Optimize embedding batch size for speed and cost
Embedding a large corpus is throughput-bound: the token bill is fixed, but how fast the job finishes depends on batch size. Bigger batches cut per-request overhead and finish sooner — until you hit the model’s tokens-per-minute (TPM) rate limit. This tool sweeps batch sizes for your corpus and shows job duration, request count and cost so you can pick the fastest size that stays inside the limit.
How it works
For a corpus of N documents at t tokens each, a batch of b documents needs:
total_requests = ceil(N / b)
tokens_per_request = b × t
Job time is bounded by two things — request latency (total_requests × latency,
reducible with parallelism) and the TPM ceiling (total_tokens / TPM minutes,
which no batching can beat). The tool reports the larger of the two as the
realistic floor, and flags batch sizes whose per-request token count would exceed
the TPM window or a typical input cap.
Tips for fast embedding jobs
- Max out the batch within limits. Most embedding endpoints accept dozens to thousands of inputs per call — use the largest the API allows.

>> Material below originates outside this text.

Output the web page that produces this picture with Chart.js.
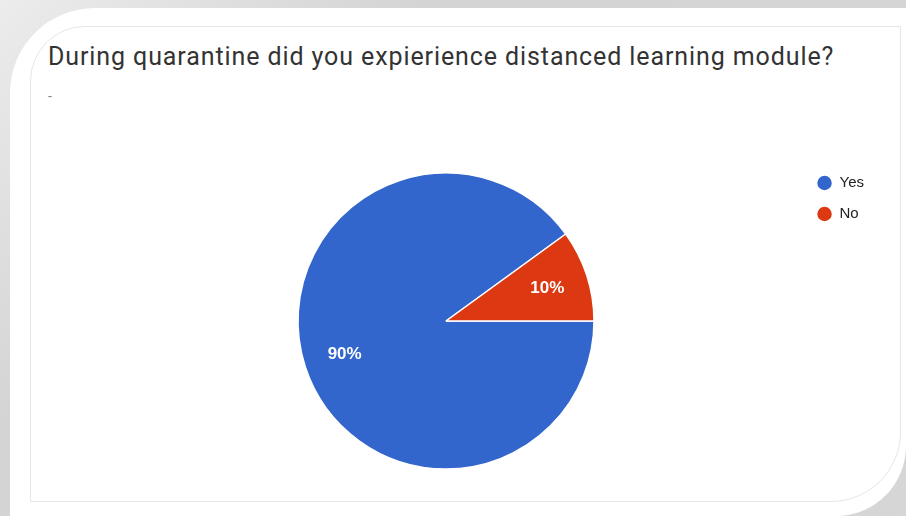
<!DOCTYPE html>
<html>
<head>
<meta charset="utf-8">
<script src="https://cdn.jsdelivr.net/npm/chart.js@4/dist/chart.umd.min.js"></script>
<style>
  html, body { margin: 0; padding: 0; }
  body {
    width: 906px; height: 516px; overflow: hidden; position: relative;
    background: linear-gradient(135deg, #ececec 0%, #d4d4d4 30%, #d6d6d6 100%);
  }
  .card {
    position: absolute; left: 10px; top: 8px; right: 0; bottom: 0;
    background: #fff;
    border-top-left-radius: 85px;
    border-bottom-right-radius: 70px;
  }
  .frame {
    position: absolute; left: 30px; top: 26px; width: 869px; height: 474px;
    border: 1px solid #e6e6e6;
    border-top-left-radius: 55px;
    border-bottom-right-radius: 70px;
  }
  .question {
    position: absolute; left: 48px; top: 42px;
    font-family: Roboto, sans-serif; font-size: 25px; line-height: 30px;
    letter-spacing: 0.9px;
    color: #333; white-space: nowrap;
  }
  .count {
    position: absolute; left: 48px; top: 88px;
    font-family: Roboto, sans-serif; font-size: 14px; color: #888;
  }
  #pie { position: absolute; left: 0; top: 0; }
</style>
</head>
<body>
<div class="card"></div>
<div class="frame"></div>
<div class="question">During quarantine did you expierience distanced learning module?</div>
<div class="count">-</div>
<canvas id="pie" width="906" height="516"></canvas>
<script>
const answers = ['Yes', 'No'];
const shares = [90, 10];
const sliceColors = ['#3366cc', '#dc3912'];

// percentage text inside each slice
const sliceLabels = {
  id: 'sliceLabels',
  afterDatasetsDraw(chart) {
    const ctx = chart.ctx;
    const arcs = chart.getDatasetMeta(0).data;
    ctx.save();
    ctx.font = 'bold 17px "Liberation Sans", Arial, sans-serif';
    ctx.fillStyle = '#fff';
    ctx.textAlign = 'center';
    ctx.textBaseline = 'middle';
    arcs.forEach((arc, i) => {
      const mid = (arc.startAngle + arc.endAngle) / 2;
      const r = arc.outerRadius * 0.72;
      ctx.fillText(shares[i] + '%', arc.x + Math.cos(mid) * r, arc.y + Math.sin(mid) * r);
    });
    ctx.restore();
  }
};

new Chart(document.getElementById('pie'), {
  type: 'pie',
  data: {
    labels: answers,
    datasets: [{
      data: shares,
      backgroundColor: sliceColors,
      borderColor: '#fff',
      borderWidth: 1.5,
      radius: 148
    }]
  },
  options: {
    responsive: false,
    animation: false,
    rotation: 90,
    layout: { padding: { top: 159.5, bottom: 33.5, left: 91, right: 32 } },
    plugins: {
      tooltip: { enabled: false },
      legend: {
        position: 'right',
        align: 'start',
        labels: {
          usePointStyle: true,
          pointStyle: 'circle',
          boxWidth: 16,
          boxHeight: 11.3,
          padding: 16,
          color: '#222',
          font: { family: '"Liberation Sans", Arial, sans-serif', size: 15 }
        }
      }
    }
  },
  plugins: [sliceLabels]
});
</script>
</body>
</html>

- Run batches in parallel up to TPM. Once the batch is large, concurrency fills the remaining TPM headroom; beyond that you only earn 429s.
- Pre-dedupe and chunk well. Embedding identical or near-identical chunks wastes tokens; clean the corpus before the job.
- Use the batch API for non-urgent jobs. Asynchronous batch endpoints are often cheaper and dodge real-time rate limits entirely.